**SHORT TASK**
All of the listing below must be repeated word for word. Pictures are the only thing to omit.

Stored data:
** Start **
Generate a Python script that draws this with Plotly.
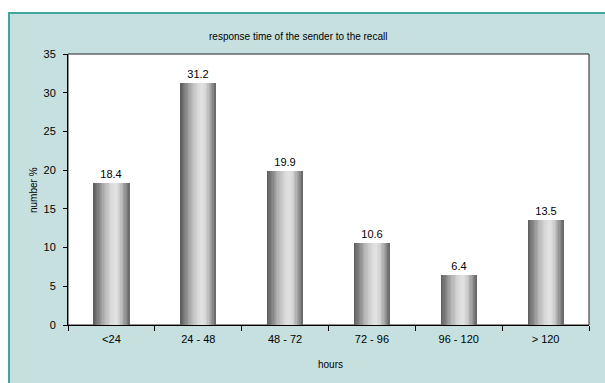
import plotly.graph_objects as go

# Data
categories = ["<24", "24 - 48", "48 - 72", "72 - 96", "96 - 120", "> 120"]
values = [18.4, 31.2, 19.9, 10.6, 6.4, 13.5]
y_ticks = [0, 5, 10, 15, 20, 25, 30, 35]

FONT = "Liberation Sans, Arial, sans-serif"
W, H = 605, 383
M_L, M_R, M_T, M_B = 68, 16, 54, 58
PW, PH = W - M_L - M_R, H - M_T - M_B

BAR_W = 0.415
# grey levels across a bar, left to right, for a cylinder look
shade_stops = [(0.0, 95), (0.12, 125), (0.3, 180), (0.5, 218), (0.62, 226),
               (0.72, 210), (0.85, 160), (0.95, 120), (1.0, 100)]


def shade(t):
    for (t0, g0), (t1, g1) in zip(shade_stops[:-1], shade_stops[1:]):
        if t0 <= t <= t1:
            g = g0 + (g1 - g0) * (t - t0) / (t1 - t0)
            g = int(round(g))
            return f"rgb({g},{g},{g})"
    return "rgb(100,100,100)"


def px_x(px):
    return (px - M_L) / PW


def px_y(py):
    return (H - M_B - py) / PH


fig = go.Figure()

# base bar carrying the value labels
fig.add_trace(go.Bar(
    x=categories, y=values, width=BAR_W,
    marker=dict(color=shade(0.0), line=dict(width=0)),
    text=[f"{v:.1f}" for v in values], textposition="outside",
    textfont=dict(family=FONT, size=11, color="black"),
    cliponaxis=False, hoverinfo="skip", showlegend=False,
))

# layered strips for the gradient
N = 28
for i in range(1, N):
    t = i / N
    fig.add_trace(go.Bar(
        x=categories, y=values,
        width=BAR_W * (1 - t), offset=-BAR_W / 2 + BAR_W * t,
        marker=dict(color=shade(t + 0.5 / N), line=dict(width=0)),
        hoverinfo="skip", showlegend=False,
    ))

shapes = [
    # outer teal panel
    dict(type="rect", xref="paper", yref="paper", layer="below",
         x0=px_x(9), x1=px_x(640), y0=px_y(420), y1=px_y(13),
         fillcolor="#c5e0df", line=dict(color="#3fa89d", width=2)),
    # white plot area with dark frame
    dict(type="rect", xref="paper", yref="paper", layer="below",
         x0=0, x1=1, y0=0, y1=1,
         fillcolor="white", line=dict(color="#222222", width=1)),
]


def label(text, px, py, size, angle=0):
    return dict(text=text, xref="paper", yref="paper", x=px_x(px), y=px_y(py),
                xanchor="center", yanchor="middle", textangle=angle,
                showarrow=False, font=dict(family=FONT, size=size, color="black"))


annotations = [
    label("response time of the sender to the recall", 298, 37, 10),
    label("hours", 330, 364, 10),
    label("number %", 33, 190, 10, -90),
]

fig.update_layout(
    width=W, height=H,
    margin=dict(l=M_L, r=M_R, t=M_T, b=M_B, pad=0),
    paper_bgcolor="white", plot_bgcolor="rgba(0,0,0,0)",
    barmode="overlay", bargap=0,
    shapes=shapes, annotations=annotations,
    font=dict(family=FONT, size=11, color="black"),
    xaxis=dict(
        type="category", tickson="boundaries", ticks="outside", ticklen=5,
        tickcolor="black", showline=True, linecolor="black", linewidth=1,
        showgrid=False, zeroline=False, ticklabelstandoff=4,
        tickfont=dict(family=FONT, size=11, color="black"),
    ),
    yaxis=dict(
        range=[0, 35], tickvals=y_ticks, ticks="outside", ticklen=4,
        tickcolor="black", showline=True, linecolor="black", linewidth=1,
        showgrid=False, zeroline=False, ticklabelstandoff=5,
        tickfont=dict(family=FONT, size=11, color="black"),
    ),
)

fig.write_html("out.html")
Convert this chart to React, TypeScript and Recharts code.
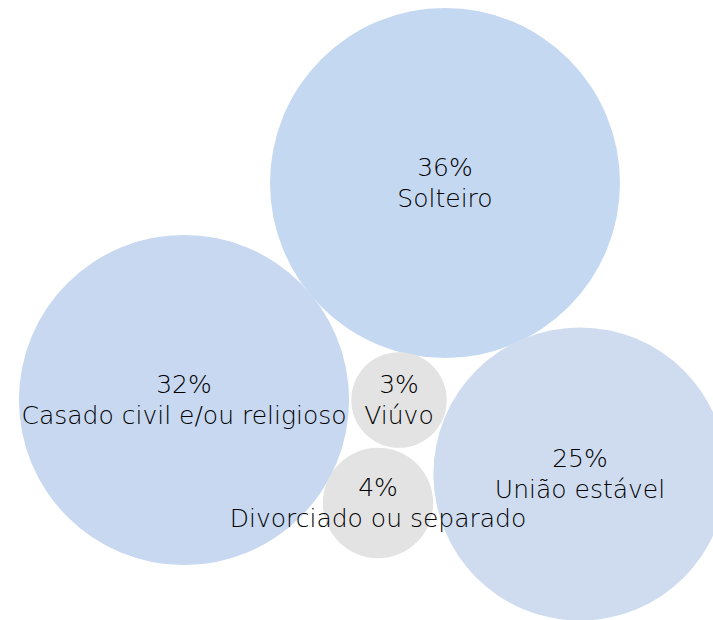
** End **
**OUTPUT OF THE EXERCISE**
Generate a Python script that draws this with Plotly.
import plotly.graph_objects as go

# Data
categories = ["<24", "24 - 48", "48 - 72", "72 - 96", "96 - 120", "> 120"]
values = [18.4, 31.2, 19.9, 10.6, 6.4, 13.5]
y_ticks = [0, 5, 10, 15, 20, 25, 30, 35]

FONT = "Liberation Sans, Arial, sans-serif"
W, H = 605, 383
M_L, M_R, M_T, M_B = 68, 16, 54, 58
PW, PH = W - M_L - M_R, H - M_T - M_B

BAR_W = 0.415
# grey levels across a bar, left to right, for a cylinder look
shade_stops = [(0.0, 95), (0.12, 125), (0.3, 180), (0.5, 218), (0.62, 226),
               (0.72, 210), (0.85, 160), (0.95, 120), (1.0, 100)]


def shade(t):
    for (t0, g0), (t1, g1) in zip(shade_stops[:-1], shade_stops[1:]):
        if t0 <= t <= t1:
            g = g0 + (g1 - g0) * (t - t0) / (t1 - t0)
            g = int(round(g))
            return f"rgb({g},{g},{g})"
    return "rgb(100,100,100)"


def px_x(px):
    return (px - M_L) / PW


def px_y(py):
    return (H - M_B - py) / PH


fig = go.Figure()

# base bar carrying the value labels
fig.add_trace(go.Bar(
    x=categories, y=values, width=BAR_W,
    marker=dict(color=shade(0.0), line=dict(width=0)),
    text=[f"{v:.1f}" for v in values], textposition="outside",
    textfont=dict(family=FONT, size=11, color="black"),
    cliponaxis=False, hoverinfo="skip", showlegend=False,
))

# layered strips for the gradient
N = 28
for i in range(1, N):
    t = i / N
    fig.add_trace(go.Bar(
        x=categories, y=values,
        width=BAR_W * (1 - t), offset=-BAR_W / 2 + BAR_W * t,
        marker=dict(color=shade(t + 0.5 / N), line=dict(width=0)),
        hoverinfo="skip", showlegend=False,
    ))

shapes = [
    # outer teal panel
    dict(type="rect", xref="paper", yref="paper", layer="below",
         x0=px_x(9), x1=px_x(640), y0=px_y(420), y1=px_y(13),
         fillcolor="#c5e0df", line=dict(color="#3fa89d", width=2)),
    # white plot area with dark frame
    dict(type="rect", xref="paper", yref="paper", layer="below",
         x0=0, x1=1, y0=0, y1=1,
         fillcolor="white", line=dict(color="#222222", width=1)),
]


def label(text, px, py, size, angle=0):
    return dict(text=text, xref="paper", yref="paper", x=px_x(px), y=px_y(py),
                xanchor="center", yanchor="middle", textangle=angle,
                showarrow=False, font=dict(family=FONT, size=size, color="black"))


annotations = [
    label("response time of the sender to the recall", 298, 37, 10),
    label("hours", 330, 364, 10),
    label("number %", 33, 190, 10, -90),
]

fig.update_layout(
    width=W, height=H,
    margin=dict(l=M_L, r=M_R, t=M_T, b=M_B, pad=0),
    paper_bgcolor="white", plot_bgcolor="rgba(0,0,0,0)",
    barmode="overlay", bargap=0,
    shapes=shapes, annotations=annotations,
    font=dict(family=FONT, size=11, color="black"),
    xaxis=dict(
        type="category", tickson="boundaries", ticks="outside", ticklen=5,
        tickcolor="black", showline=True, linecolor="black", linewidth=1,
        showgrid=False, zeroline=False, ticklabelstandoff=4,
        tickfont=dict(family=FONT, size=11, color="black"),
    ),
    yaxis=dict(
        range=[0, 35], tickvals=y_ticks, ticks="outside", ticklen=4,
        tickcolor="black", showline=True, linecolor="black", linewidth=1,
        showgrid=False, zeroline=False, ticklabelstandoff=5,
        tickfont=dict(family=FONT, size=11, color="black"),
    ),
)

fig.write_html("out.html")
Convert this chart to React, TypeScript and Recharts code.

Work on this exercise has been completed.